-- Objective --
Report how many lines contain "picture", with no other words.

-- Extracted records --
"""
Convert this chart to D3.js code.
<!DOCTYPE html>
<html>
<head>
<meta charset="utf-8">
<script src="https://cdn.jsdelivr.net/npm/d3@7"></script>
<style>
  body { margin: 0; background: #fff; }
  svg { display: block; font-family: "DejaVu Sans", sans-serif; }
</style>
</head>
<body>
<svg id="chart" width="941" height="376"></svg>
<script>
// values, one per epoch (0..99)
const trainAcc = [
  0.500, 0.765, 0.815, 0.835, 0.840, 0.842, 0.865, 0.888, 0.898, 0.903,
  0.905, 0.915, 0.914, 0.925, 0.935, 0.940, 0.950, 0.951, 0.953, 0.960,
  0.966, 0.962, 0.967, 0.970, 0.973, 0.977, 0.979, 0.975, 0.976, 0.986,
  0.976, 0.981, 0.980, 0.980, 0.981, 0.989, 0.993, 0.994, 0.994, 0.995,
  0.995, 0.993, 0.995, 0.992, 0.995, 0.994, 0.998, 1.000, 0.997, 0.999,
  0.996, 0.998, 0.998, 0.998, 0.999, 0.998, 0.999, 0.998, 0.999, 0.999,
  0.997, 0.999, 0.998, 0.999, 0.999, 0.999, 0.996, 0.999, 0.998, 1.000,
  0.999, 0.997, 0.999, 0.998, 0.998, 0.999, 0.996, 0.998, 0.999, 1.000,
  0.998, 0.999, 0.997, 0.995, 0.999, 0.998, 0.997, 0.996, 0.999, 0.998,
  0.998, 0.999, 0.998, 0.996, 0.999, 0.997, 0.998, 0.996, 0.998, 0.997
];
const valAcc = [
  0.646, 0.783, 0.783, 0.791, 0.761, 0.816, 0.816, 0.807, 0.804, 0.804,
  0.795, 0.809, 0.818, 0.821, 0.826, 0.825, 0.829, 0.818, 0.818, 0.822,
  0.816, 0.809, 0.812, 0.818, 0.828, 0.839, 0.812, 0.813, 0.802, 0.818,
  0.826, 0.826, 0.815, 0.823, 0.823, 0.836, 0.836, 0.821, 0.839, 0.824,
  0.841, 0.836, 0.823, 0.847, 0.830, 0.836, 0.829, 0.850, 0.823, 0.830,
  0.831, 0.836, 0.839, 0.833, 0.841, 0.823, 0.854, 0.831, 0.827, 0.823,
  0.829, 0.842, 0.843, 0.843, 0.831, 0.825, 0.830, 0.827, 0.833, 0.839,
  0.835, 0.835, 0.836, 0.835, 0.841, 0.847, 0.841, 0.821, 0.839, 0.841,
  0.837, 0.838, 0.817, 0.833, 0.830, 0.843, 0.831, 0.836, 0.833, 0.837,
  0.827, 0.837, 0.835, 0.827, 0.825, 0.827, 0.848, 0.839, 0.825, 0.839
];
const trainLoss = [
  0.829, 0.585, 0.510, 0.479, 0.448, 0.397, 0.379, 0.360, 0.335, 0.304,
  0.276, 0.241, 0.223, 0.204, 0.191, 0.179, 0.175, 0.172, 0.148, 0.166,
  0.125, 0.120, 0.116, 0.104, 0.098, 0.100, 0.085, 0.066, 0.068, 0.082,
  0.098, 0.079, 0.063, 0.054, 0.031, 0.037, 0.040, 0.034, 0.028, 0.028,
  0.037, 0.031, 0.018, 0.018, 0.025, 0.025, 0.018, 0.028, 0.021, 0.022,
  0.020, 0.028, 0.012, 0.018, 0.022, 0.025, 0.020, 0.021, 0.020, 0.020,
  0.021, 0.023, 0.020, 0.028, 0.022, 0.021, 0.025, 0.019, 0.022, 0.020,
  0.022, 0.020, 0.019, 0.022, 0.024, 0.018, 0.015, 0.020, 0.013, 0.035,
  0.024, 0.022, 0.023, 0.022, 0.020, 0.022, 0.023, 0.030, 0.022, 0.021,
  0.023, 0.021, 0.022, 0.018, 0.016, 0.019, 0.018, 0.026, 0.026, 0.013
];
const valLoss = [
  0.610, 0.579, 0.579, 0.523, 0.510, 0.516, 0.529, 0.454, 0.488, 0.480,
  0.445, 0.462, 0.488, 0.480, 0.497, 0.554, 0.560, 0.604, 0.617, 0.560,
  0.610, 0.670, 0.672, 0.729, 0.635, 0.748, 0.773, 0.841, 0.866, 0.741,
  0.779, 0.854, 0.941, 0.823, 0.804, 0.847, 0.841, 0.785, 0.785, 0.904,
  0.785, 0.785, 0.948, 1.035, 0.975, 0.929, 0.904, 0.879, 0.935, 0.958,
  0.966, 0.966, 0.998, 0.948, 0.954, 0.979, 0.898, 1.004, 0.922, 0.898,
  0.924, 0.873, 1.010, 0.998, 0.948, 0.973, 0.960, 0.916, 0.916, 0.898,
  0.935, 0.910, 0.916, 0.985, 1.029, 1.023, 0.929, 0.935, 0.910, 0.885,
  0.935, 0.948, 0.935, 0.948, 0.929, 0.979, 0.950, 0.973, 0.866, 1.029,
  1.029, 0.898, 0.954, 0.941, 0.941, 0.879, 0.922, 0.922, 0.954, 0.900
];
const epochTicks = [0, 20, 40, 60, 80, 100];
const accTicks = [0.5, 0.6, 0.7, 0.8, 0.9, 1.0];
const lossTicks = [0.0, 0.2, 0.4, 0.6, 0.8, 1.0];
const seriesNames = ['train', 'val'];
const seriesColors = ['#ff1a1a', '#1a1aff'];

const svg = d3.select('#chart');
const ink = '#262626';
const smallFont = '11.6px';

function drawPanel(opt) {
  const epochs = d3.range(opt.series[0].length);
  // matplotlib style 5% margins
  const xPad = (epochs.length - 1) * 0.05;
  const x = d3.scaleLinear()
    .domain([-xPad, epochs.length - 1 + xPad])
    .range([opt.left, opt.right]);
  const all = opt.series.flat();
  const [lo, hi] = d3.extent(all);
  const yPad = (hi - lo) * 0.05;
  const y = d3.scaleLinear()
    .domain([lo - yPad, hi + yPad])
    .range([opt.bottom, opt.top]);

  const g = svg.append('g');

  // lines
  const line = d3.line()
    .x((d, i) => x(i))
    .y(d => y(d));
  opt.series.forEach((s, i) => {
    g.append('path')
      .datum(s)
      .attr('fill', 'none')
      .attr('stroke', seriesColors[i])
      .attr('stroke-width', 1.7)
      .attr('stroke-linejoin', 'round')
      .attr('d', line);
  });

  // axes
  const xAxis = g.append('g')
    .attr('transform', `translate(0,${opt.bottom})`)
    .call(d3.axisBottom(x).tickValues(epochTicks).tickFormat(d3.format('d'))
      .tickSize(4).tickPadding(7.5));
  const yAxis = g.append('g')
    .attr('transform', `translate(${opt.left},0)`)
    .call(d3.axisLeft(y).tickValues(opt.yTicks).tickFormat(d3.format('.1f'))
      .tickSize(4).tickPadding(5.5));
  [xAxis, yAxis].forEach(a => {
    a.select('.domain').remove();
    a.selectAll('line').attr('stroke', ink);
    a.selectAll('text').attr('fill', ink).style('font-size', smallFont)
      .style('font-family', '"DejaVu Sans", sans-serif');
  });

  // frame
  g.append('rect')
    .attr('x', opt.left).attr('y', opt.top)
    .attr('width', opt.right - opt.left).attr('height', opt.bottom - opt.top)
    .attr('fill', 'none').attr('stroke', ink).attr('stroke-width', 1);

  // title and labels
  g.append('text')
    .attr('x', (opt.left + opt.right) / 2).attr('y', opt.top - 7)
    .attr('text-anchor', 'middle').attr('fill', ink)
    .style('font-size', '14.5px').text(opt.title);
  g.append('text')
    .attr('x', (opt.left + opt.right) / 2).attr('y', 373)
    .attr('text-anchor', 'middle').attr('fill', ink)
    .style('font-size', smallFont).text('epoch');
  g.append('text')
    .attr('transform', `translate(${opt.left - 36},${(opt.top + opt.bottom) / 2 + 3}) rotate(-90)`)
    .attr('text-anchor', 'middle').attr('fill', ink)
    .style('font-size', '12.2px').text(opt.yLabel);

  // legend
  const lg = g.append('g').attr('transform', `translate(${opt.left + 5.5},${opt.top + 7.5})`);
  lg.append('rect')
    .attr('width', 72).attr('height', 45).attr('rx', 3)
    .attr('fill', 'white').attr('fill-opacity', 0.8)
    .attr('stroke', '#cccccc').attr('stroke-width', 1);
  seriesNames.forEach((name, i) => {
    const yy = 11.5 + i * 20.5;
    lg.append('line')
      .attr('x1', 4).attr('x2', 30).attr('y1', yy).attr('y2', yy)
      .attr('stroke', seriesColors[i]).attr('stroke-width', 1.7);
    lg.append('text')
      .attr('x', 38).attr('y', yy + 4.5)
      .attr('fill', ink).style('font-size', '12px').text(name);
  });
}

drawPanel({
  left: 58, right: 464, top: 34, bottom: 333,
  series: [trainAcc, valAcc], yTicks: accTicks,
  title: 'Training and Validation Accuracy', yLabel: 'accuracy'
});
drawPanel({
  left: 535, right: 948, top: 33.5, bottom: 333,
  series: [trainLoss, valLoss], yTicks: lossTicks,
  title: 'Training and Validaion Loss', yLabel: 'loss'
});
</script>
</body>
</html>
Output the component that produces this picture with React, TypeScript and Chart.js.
"""
-- Expected answer --
1